東京高裁平成3年12月17日「木目化粧紙事件」判決

「人が物品に創作的な模様を施しその創作的要素によって商品としての価値を高め、この物品を製造販売することによって営業活動を行っている場合において、該物品と同一の物品に実質的に同一の模様を付し、その者の販売地域と競合する地域においてこれを廉価で販売することによってその営業活動を妨害する行為は、公正かつ自由な競争原理によって成り立つ取引社会において、著しく不公正な手段を用いて他人の法的保護に値する営業活動上の利益を侵害するものとして、不法行為を構成するというべきである。・・・。控訴人は、原告製品に創作的な模様を施しその創作的要素によって商品としての価値を高め、この物品を製造販売することによって営業活動を行っているものであるが、被控訴人は、原告製品の模様と寸分違わぬ完全な模倣である被告製品を製作し、これを控訴人の販売地域と競合する地域において廉価で販売することによって原告製品の販売価格の維持を困難ならしめる行為をしたものであって、控訴人の右行為は、取引における公正かつ自由な競争として許される範囲を甚だしく逸脱し、法的保護に値する控訴人の営業活動を侵害するものとして不法行為を構成するというべきである。・・・。

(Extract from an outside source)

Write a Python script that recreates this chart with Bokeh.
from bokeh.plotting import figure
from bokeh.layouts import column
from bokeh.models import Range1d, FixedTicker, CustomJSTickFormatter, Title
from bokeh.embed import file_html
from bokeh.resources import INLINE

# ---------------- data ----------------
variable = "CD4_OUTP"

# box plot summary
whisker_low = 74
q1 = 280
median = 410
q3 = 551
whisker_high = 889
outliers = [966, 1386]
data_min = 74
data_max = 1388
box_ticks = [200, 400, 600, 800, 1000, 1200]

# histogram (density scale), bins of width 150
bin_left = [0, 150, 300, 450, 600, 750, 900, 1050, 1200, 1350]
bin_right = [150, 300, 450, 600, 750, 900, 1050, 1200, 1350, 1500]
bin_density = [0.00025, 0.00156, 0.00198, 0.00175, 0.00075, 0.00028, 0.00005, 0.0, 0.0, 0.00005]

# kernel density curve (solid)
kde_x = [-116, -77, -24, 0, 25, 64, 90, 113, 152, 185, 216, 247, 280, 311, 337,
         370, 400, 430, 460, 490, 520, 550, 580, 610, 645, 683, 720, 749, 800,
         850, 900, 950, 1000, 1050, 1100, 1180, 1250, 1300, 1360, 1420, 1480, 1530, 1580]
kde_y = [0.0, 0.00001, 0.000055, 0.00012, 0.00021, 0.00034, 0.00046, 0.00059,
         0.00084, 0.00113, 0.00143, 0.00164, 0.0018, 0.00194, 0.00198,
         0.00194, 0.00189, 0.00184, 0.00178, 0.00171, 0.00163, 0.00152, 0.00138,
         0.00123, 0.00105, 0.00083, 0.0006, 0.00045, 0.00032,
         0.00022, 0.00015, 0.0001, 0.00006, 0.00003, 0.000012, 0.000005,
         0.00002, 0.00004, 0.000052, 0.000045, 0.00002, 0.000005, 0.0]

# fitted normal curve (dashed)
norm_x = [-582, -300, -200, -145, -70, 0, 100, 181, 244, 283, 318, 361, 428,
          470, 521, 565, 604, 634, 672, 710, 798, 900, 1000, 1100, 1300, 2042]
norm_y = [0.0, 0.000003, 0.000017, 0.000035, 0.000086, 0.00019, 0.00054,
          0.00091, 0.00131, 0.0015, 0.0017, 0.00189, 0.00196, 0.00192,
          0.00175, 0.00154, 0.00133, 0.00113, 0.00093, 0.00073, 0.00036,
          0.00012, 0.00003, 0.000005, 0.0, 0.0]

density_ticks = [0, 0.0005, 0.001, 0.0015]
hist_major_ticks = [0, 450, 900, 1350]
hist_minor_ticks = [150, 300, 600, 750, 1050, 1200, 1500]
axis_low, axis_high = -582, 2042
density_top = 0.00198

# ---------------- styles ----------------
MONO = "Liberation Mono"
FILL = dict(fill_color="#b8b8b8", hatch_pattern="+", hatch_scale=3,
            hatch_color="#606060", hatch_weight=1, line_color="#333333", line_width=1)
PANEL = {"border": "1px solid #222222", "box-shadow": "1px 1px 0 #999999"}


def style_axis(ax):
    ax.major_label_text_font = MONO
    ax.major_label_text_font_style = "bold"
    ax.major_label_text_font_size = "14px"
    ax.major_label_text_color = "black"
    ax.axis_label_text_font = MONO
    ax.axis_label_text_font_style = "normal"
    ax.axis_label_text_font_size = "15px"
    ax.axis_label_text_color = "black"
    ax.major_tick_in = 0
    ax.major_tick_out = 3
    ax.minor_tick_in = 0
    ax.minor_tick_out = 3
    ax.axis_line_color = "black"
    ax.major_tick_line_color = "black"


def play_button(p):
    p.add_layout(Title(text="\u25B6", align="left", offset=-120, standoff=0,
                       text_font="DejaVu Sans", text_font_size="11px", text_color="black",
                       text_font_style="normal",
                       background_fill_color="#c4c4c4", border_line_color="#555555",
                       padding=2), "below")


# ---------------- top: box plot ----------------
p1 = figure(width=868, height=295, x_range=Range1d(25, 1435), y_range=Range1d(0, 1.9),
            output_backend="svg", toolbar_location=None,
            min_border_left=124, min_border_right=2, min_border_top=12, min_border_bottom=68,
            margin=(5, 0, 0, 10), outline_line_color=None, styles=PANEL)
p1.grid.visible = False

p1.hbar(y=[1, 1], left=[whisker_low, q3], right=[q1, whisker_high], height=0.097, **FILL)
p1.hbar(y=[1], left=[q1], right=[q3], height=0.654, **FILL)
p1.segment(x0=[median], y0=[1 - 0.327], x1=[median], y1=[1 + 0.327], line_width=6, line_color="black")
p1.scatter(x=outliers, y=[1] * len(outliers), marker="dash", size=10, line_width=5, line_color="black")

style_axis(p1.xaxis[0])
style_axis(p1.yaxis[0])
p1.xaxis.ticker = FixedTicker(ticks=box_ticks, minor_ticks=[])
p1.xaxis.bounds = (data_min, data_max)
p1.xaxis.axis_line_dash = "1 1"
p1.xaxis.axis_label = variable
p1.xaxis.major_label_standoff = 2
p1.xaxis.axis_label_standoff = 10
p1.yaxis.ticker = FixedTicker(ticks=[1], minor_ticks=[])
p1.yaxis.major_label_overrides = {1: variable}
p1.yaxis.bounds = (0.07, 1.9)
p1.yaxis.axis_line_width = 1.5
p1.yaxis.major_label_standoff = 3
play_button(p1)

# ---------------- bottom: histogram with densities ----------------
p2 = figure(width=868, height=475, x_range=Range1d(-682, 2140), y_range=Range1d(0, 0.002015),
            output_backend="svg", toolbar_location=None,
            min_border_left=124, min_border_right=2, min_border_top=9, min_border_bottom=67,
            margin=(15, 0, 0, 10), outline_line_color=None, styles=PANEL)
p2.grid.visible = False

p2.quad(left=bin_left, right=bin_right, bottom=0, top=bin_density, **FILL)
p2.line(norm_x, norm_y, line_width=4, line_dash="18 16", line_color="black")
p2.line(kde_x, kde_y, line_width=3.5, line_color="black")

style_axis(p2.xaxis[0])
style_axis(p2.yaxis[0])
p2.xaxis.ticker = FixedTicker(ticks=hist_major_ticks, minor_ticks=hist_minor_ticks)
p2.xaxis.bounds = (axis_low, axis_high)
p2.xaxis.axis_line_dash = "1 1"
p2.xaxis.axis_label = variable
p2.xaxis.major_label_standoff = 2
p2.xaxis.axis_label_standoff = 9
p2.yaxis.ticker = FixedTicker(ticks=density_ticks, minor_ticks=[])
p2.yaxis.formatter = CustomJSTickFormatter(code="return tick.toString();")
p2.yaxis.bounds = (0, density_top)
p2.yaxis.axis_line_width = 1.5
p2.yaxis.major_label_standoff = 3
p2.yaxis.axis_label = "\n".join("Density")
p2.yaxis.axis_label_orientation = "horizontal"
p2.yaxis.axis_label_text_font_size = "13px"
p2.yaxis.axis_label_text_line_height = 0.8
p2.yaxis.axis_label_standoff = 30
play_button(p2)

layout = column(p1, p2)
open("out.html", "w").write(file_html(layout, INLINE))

したがって、被控訴人は控訴人に対し前記不法行為により控訴人が被った損害を賠償する責任を免れない。」

大阪地裁平成10年1月29日「クマポシェット事件」判決

「他人の商品形態を模倣した商品を販売するなどの行為は、その商品形態が特許権、意匠権等の知的財産権によりあるいは不正競争防止法により保護されるなどの場合を除き、それだけで直ちに民法上違法な行為として不法行為を構成するものではなく、不法行為を構成するというためには、ことさら他人の商品との誤認混同を生じさせて自己の利益を図り又は他人に損害を被らせることを意図するなど、不正な競争をする目的で他人の商品形態をそっくりそのまま模倣し、他人の販売先に積極的、集中的に販売するなど、当該商品の市場における公正な競争秩序を破壊する著しく不公正な方法をもって、他人に営業上、信用上の損害を被らせたというような特段の事情の存することが必要であると解すべ」きである。